Um ponto semelhante à descrição de Tacitus, em relação à obra de Snorri Sturluson, é que, na Ynglinga Saga (capítulo 8), o autor menciona três principais festas na Escandinávia, antes da conversão cristã: uma, no começo do inverno, quando haviam muitos sacrifícios; uma, para o meio-inverno, para o crescimento das plantações, e uma, para o verão, para sucesso e vitória nas expedições. Óðinn estabelece a sucessão blóts, no Norte. Para o inverno (ou seja, no outono), deve ser realizado um blót para a prosperidade; no midwinter (meio do inverno), um para o crescimento do solo; no verão, um terceiro, que seria o blót da vitória. Assim sendo, há uma conexão com o ritmo do ano: a cerimônia de outono ocorreria após a última safra, e os animais abatidos seriam aqueles que não deveriam sobreviver ao inverno. O blót do meio do inverno ocorreria depois que as noites mais longas acabassem e, então, seria celebrado o renascimento da terra. A cerimônia de verão, se fosse de vitória, coincidiria com a partida de navios em viagens de invasão (e, mais mundanas, viagens comerciais). (LINDOW, 2001, p. 35).
 
REFERÊNCIAS:
DAVIDSON, Hilda Roderick Ellis. Myths and symbols in pagan Europe: early Scandinavian and Celtic religions. Syracuse University Press, 1988
LANGER, Johnni.

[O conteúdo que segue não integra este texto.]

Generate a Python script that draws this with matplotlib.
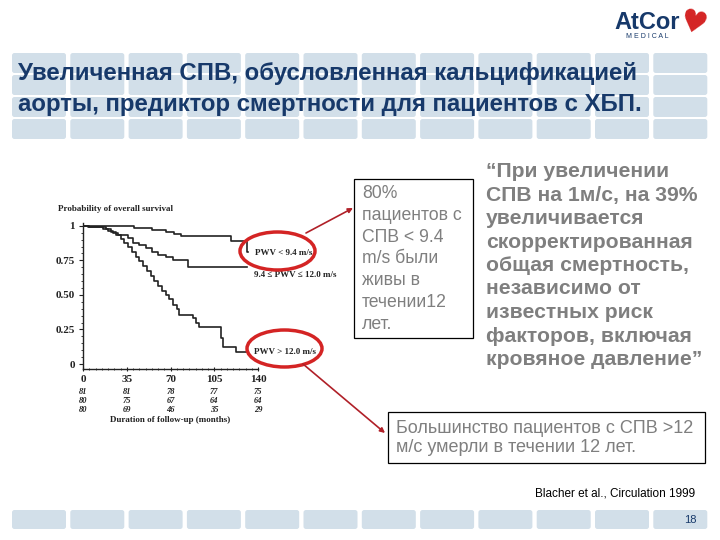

Calendário e Contagem do Tempo. In: LANGER, Johnni (org.). Dicionário de História e Cultura da Era Viking. São Paulo: Hedra, 2017, p.125-131.
LE ROUX, Fançoise; GUYONVARC'H, Christian-J.; SOARES, Fernanda. A civilização Celta. Portugal: Publicação Europa-América,1999.
LINDOW, John. Norse Mythology: A Guide to Gods, Heroes, Rituals, and Beliefs. Oxford University Press, 2001.
POWELL, T. G. E. The Celts. London: Thames and Hudson Ltd, 1995.
SCHJØDT, Jens Peter. Initiation between two worlds: Structure and symbolism in pre-Christian Scandinavian religion. Syddansk Universitetsforlag, 2008.
STURLUSSON, Snorri. La saga de los Ynglingos. Miraguano Ediciones, 2012.
TACITUS. Agricola and Germania. Penguin UK, 2010.